Consistent Capital Growth Proven In SE QLD

Published : 28 October 2015

The property market in South East Queensland is steadily improving and all the latest data supports ongoing, consistent capital growth, according to the REIQ.

In Queensland, the average home loan is $319,328 compared with New South Wales’ average of $422,179 and Victoria’s average of $365,265, according to ABS data.

REIQ CEO Antonia Mercorella said sudden slumps were unlikely and any predictions of dramatic house price drops were nothing more than “crystal ball gazing”.

“The Brisbane median house price reached a new high of $610,000 in the June quarter following a trend of positive growth of around two percent since the June quarter of 2013,” Ms Mercorella said.

“Our data suggests that this trend will continue for the September quarter.

“In Queensland, the average proportion of family income used to repay a mortgage is 27.3% compared with 35.5% in New South Wales and 32.1% in Victoria [according to REIA data].

“Household debt levels are just not comparable between Queensland and the southern states,” Ms Mercorella said. “Our housing conditions are vastly different and our housing is far more affordable.”

She said predictions of falling house prices were arguably based on conditions in Sydney where the average house price is around $1 million.
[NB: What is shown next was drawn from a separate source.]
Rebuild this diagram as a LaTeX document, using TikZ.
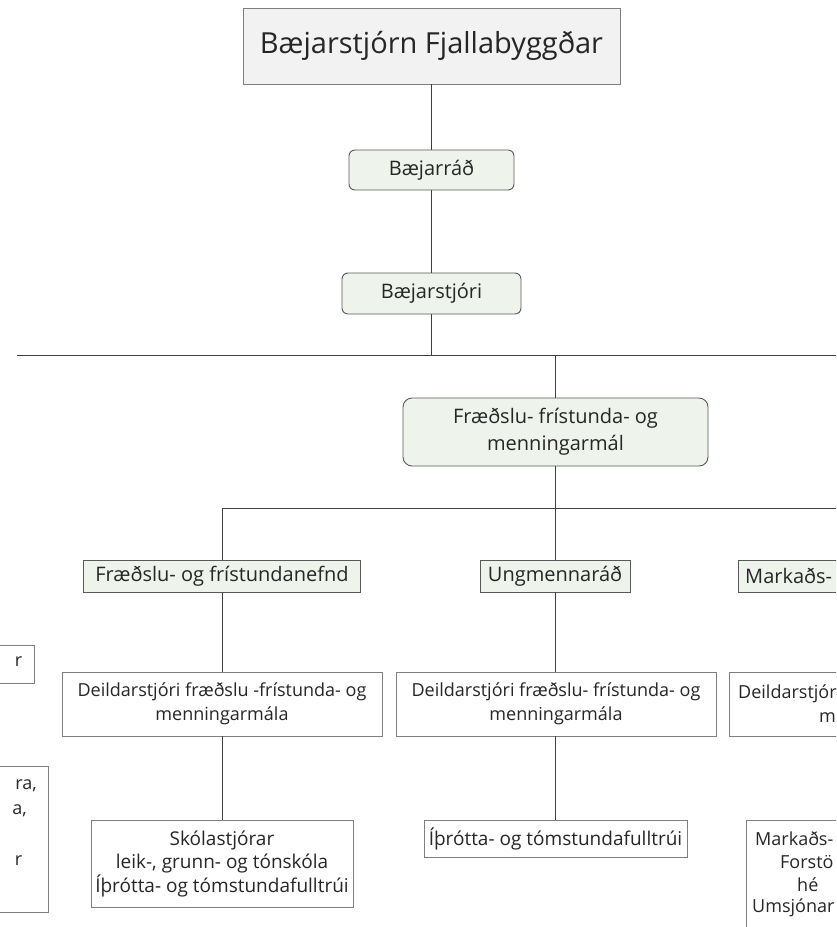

In metropolitan Brisbane the median house price is $610,000 and in Greater Brisbane, the median house price is $479,000, according to the REIQ Queensland Market Monitor, June quarter report.

Ms Mercorella said future rate rises need to be taken into account - now more than ever - but it is clear from the data that Queensland homeowners, on average, are well placed to keep pace with this.

“The reality is that the Queensland property market is increasing in value, in small, steady increments.

“We are not seeing a boom and bust cycle here and it is clear that some observers are mistaking the Sydney and Melbourne markets as indicative of the rest of the country.

“The fact is, those two markets are outliers and in no way do they match the conditions in the rest of the country,” she said.